Would you write out the listing verbatim and skip every picture in it?

(begin)

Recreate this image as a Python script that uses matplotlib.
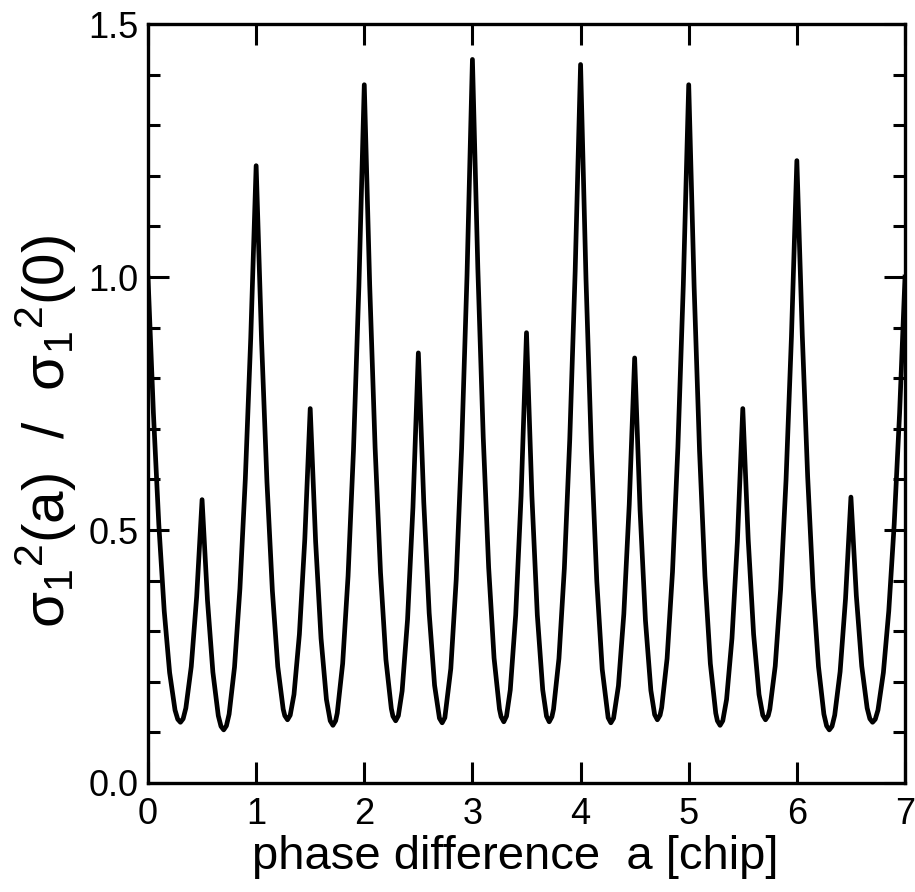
import matplotlib
matplotlib.use('Agg')
import matplotlib.pyplot as plt
from matplotlib.ticker import MultipleLocator
from matplotlib import font_manager

# ---- data ----
phase_a = [
    0.00, 0.05, 0.10, 0.15, 0.20, 0.25, 0.275, 0.30, 0.325, 0.35, 0.40, 0.45,
    0.50, 0.55, 0.60, 0.65, 0.675, 0.70, 0.725, 0.75, 0.80, 0.85, 0.90, 0.95,
    1.00, 1.05, 1.10, 1.15, 1.20, 1.25, 1.265, 1.29, 1.315, 1.35, 1.40, 1.45,
    1.50, 1.55, 1.60, 1.65, 1.685, 1.71, 1.735, 1.75, 1.80, 1.85, 1.90, 1.95,
    2.00, 2.05, 2.10, 2.15, 2.20, 2.25, 2.265, 2.29, 2.315, 2.35, 2.40, 2.45,
    2.50, 2.55, 2.60, 2.65, 2.695, 2.72, 2.745, 2.80, 2.85, 2.90, 2.95,
    3.00, 3.05, 3.10, 3.15, 3.20, 3.25, 3.265, 3.29, 3.315, 3.35, 3.40, 3.45,
    3.50, 3.55, 3.60, 3.65, 3.685, 3.71, 3.735, 3.75, 3.80, 3.85, 3.90, 3.95,
    4.00, 4.05, 4.10, 4.15, 4.20, 4.255, 4.28, 4.305, 4.35, 4.40, 4.45,
    4.50, 4.55, 4.60, 4.65, 4.685, 4.71, 4.735, 4.75, 4.80, 4.85, 4.90, 4.95,
    5.00, 5.05, 5.10, 5.15, 5.20, 5.25, 5.265, 5.29, 5.315, 5.35, 5.40, 5.45,
    5.50, 5.55, 5.60, 5.65, 5.685, 5.71, 5.735, 5.75, 5.80, 5.85, 5.90, 5.95,
    6.00, 6.05, 6.10, 6.15, 6.20, 6.25, 6.275, 6.30, 6.325, 6.35, 6.40, 6.45,
    6.50, 6.55, 6.60, 6.65, 6.675, 6.70, 6.725, 6.75, 6.80, 6.85, 6.90, 6.95,
    7.00,
]
sigma_ratio = [
    1.000, 0.731, 0.511, 0.340, 0.218, 0.144, 0.126, 0.120, 0.127, 0.148, 0.230, 0.368,
    0.560, 0.361, 0.219, 0.133, 0.112, 0.105, 0.113, 0.136, 0.229, 0.384, 0.601, 0.879,
    1.220, 0.875, 0.595, 0.380, 0.230, 0.146, 0.133, 0.125, 0.134, 0.175, 0.294, 0.482,
    0.740, 0.477, 0.286, 0.165, 0.123, 0.114, 0.123, 0.138, 0.236, 0.409, 0.657, 0.981,
    1.380, 0.984, 0.663, 0.416, 0.244, 0.147, 0.132, 0.123, 0.133, 0.182, 0.323, 0.545,
    0.850, 0.555, 0.336, 0.193, 0.128, 0.119, 0.129, 0.226, 0.402, 0.661, 1.003,
    1.430, 1.017, 0.683, 0.426, 0.247, 0.146, 0.131, 0.121, 0.132, 0.184, 0.332, 0.567,
    0.890, 0.567, 0.332, 0.184, 0.132, 0.121, 0.131, 0.146, 0.246, 0.424, 0.679, 1.011,
    1.420, 0.997, 0.657, 0.399, 0.225, 0.129, 0.119, 0.128, 0.192, 0.334, 0.550,
    0.840, 0.540, 0.321, 0.183, 0.135, 0.125, 0.134, 0.149, 0.246, 0.417, 0.664, 0.984,
    1.380, 0.981, 0.657, 0.409, 0.236, 0.138, 0.123, 0.114, 0.123, 0.165, 0.286, 0.477,
    0.740, 0.482, 0.294, 0.175, 0.134, 0.125, 0.133, 0.146, 0.231, 0.383, 0.599, 0.882,
    1.230, 0.886, 0.605, 0.386, 0.230, 0.136, 0.113, 0.105, 0.112, 0.134, 0.220, 0.364,
    0.565, 0.370, 0.231, 0.148, 0.127, 0.120, 0.126, 0.144, 0.218, 0.340, 0.511, 0.731,
    1.000,
]
x_ticks = [0, 1, 2, 3, 4, 5, 6, 7]
y_ticks = [0.0, 0.5, 1.0, 1.5]
y_tick_labels = ['0.0', '0.5', '1.0', '1.5']
x_label = 'phase difference  a [chip]'
y_label = r'σ$_1$$^2$(a)  /  σ$_1$$^2$(0)'

# ---- style ----
plt.rcParams['font.family'] = ['Liberation Sans', 'DejaVu Sans']
plt.rcParams['mathtext.fontset'] = 'custom'
plt.rcParams['mathtext.rm'] = 'Liberation Sans'
plt.rcParams['mathtext.it'] = 'Liberation Sans'
plt.rcParams['mathtext.bf'] = 'Liberation Sans:bold'

installed = {f.name for f in font_manager.fontManager.ttflist}
if 'Liberation Sans Narrow' in installed:
    xlab_family, xlab_size = 'Liberation Sans Narrow', 41
else:
    xlab_family, xlab_size = 'Liberation Sans', 34

fig = plt.figure(figsize=(9.15, 8.92), dpi=100)
ax = fig.add_axes([148 / 915, 109 / 892, 757 / 915, 759 / 892])

ax.plot(phase_a, sigma_ratio, color='black', lw=3.4, solid_joinstyle='round')

ax.set_xlim(0, 7)
ax.set_ylim(0, 1.5)
ax.set_xticks(x_ticks)
ax.set_yticks(y_ticks)
ax.set_yticklabels(y_tick_labels)
ax.yaxis.set_minor_locator(MultipleLocator(0.1))

for s in ax.spines.values():
    s.set_linewidth(2.4)

ax.tick_params(which='both', direction='in', top=True, right=True,
               width=2.2, colors='black')
ax.tick_params(which='major', length=15, labelsize=26)
ax.tick_params(which='minor', length=8.5)
ax.tick_params(axis='x', which='major', pad=10)
ax.tick_params(axis='y', which='major', pad=7)

ax.set_xlabel(x_label, fontsize=xlab_size, family=xlab_family)
ax.xaxis.label.set_va('center')
ax.xaxis.set_label_coords((515 - 148) / 757, (783 - 857) / 759)

fig.text(46 / 915, 1 - 431 / 892, y_label, rotation=90, ha='center',
         va='center', fontsize=42)

fig.savefig('out.png', dpi=100)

(end)

PROBLEM SOLUTION.
Recreate this image as a Python script that uses matplotlib.
import matplotlib
matplotlib.use('Agg')
import matplotlib.pyplot as plt
from matplotlib.ticker import MultipleLocator
from matplotlib import font_manager

# ---- data ----
phase_a = [
    0.00, 0.05, 0.10, 0.15, 0.20, 0.25, 0.275, 0.30, 0.325, 0.35, 0.40, 0.45,
    0.50, 0.55, 0.60, 0.65, 0.675, 0.70, 0.725, 0.75, 0.80, 0.85, 0.90, 0.95,
    1.00, 1.05, 1.10, 1.15, 1.20, 1.25, 1.265, 1.29, 1.315, 1.35, 1.40, 1.45,
    1.50, 1.55, 1.60, 1.65, 1.685, 1.71, 1.735, 1.75, 1.80, 1.85, 1.90, 1.95,
    2.00, 2.05, 2.10, 2.15, 2.20, 2.25, 2.265, 2.29, 2.315, 2.35, 2.40, 2.45,
    2.50, 2.55, 2.60, 2.65, 2.695, 2.72, 2.745, 2.80, 2.85, 2.90, 2.95,
    3.00, 3.05, 3.10, 3.15, 3.20, 3.25, 3.265, 3.29, 3.315, 3.35, 3.40, 3.45,
    3.50, 3.55, 3.60, 3.65, 3.685, 3.71, 3.735, 3.75, 3.80, 3.85, 3.90, 3.95,
    4.00, 4.05, 4.10, 4.15, 4.20, 4.255, 4.28, 4.305, 4.35, 4.40, 4.45,
    4.50, 4.55, 4.60, 4.65, 4.685, 4.71, 4.735, 4.75, 4.80, 4.85, 4.90, 4.95,
    5.00, 5.05, 5.10, 5.15, 5.20, 5.25, 5.265, 5.29, 5.315, 5.35, 5.40, 5.45,
    5.50, 5.55, 5.60, 5.65, 5.685, 5.71, 5.735, 5.75, 5.80, 5.85, 5.90, 5.95,
    6.00, 6.05, 6.10, 6.15, 6.20, 6.25, 6.275, 6.30, 6.325, 6.35, 6.40, 6.45,
    6.50, 6.55, 6.60, 6.65, 6.675, 6.70, 6.725, 6.75, 6.80, 6.85, 6.90, 6.95,
    7.00,
]
sigma_ratio = [
    1.000, 0.731, 0.511, 0.340, 0.218, 0.144, 0.126, 0.120, 0.127, 0.148, 0.230, 0.368,
    0.560, 0.361, 0.219, 0.133, 0.112, 0.105, 0.113, 0.136, 0.229, 0.384, 0.601, 0.879,
    1.220, 0.875, 0.595, 0.380, 0.230, 0.146, 0.133, 0.125, 0.134, 0.175, 0.294, 0.482,
    0.740, 0.477, 0.286, 0.165, 0.123, 0.114, 0.123, 0.138, 0.236, 0.409, 0.657, 0.981,
    1.380, 0.984, 0.663, 0.416, 0.244, 0.147, 0.132, 0.123, 0.133, 0.182, 0.323, 0.545,
    0.850, 0.555, 0.336, 0.193, 0.128, 0.119, 0.129, 0.226, 0.402, 0.661, 1.003,
    1.430, 1.017, 0.683, 0.426, 0.247, 0.146, 0.131, 0.121, 0.132, 0.184, 0.332, 0.567,
    0.890, 0.567, 0.332, 0.184, 0.132, 0.121, 0.131, 0.146, 0.246, 0.424, 0.679, 1.011,
    1.420, 0.997, 0.657, 0.399, 0.225, 0.129, 0.119, 0.128, 0.192, 0.334, 0.550,
    0.840, 0.540, 0.321, 0.183, 0.135, 0.125, 0.134, 0.149, 0.246, 0.417, 0.664, 0.984,
    1.380, 0.981, 0.657, 0.409, 0.236, 0.138, 0.123, 0.114, 0.123, 0.165, 0.286, 0.477,
    0.740, 0.482, 0.294, 0.175, 0.134, 0.125, 0.133, 0.146, 0.231, 0.383, 0.599, 0.882,
    1.230, 0.886, 0.605, 0.386, 0.230, 0.136, 0.113, 0.105, 0.112, 0.134, 0.220, 0.364,
    0.565, 0.370, 0.231, 0.148, 0.127, 0.120, 0.126, 0.144, 0.218, 0.340, 0.511, 0.731,
    1.000,
]
x_ticks = [0, 1, 2, 3, 4, 5, 6, 7]
y_ticks = [0.0, 0.5, 1.0, 1.5]
y_tick_labels = ['0.0', '0.5', '1.0', '1.5']
x_label = 'phase difference  a [chip]'
y_label = r'σ$_1$$^2$(a)  /  σ$_1$$^2$(0)'

# ---- style ----
plt.rcParams['font.family'] = ['Liberation Sans', 'DejaVu Sans']
plt.rcParams['mathtext.fontset'] = 'custom'
plt.rcParams['mathtext.rm'] = 'Liberation Sans'
plt.rcParams['mathtext.it'] = 'Liberation Sans'
plt.rcParams['mathtext.bf'] = 'Liberation Sans:bold'

installed = {f.name for f in font_manager.fontManager.ttflist}
if 'Liberation Sans Narrow' in installed:
    xlab_family, xlab_size = 'Liberation Sans Narrow', 41
else:
    xlab_family, xlab_size = 'Liberation Sans', 34

fig = plt.figure(figsize=(9.15, 8.92), dpi=100)
ax = fig.add_axes([148 / 915, 109 / 892, 757 / 915, 759 / 892])

ax.plot(phase_a, sigma_ratio, color='black', lw=3.4, solid_joinstyle='round')

ax.set_xlim(0, 7)
ax.set_ylim(0, 1.5)
ax.set_xticks(x_ticks)
ax.set_yticks(y_ticks)
ax.set_yticklabels(y_tick_labels)
ax.yaxis.set_minor_locator(MultipleLocator(0.1))

for s in ax.spines.values():
    s.set_linewidth(2.4)

ax.tick_params(which='both', direction='in', top=True, right=True,
               width=2.2, colors='black')
ax.tick_params(which='major', length=15, labelsize=26)
ax.tick_params(which='minor', length=8.5)
ax.tick_params(axis='x', which='major', pad=10)
ax.tick_params(axis='y', which='major', pad=7)

ax.set_xlabel(x_label, fontsize=xlab_size, family=xlab_family)
ax.xaxis.label.set_va('center')
ax.xaxis.set_label_coords((515 - 148) / 757, (783 - 857) / 759)

fig.text(46 / 915, 1 - 431 / 892, y_label, rotation=90, ha='center',
         va='center', fontsize=42)

fig.savefig('out.png', dpi=100)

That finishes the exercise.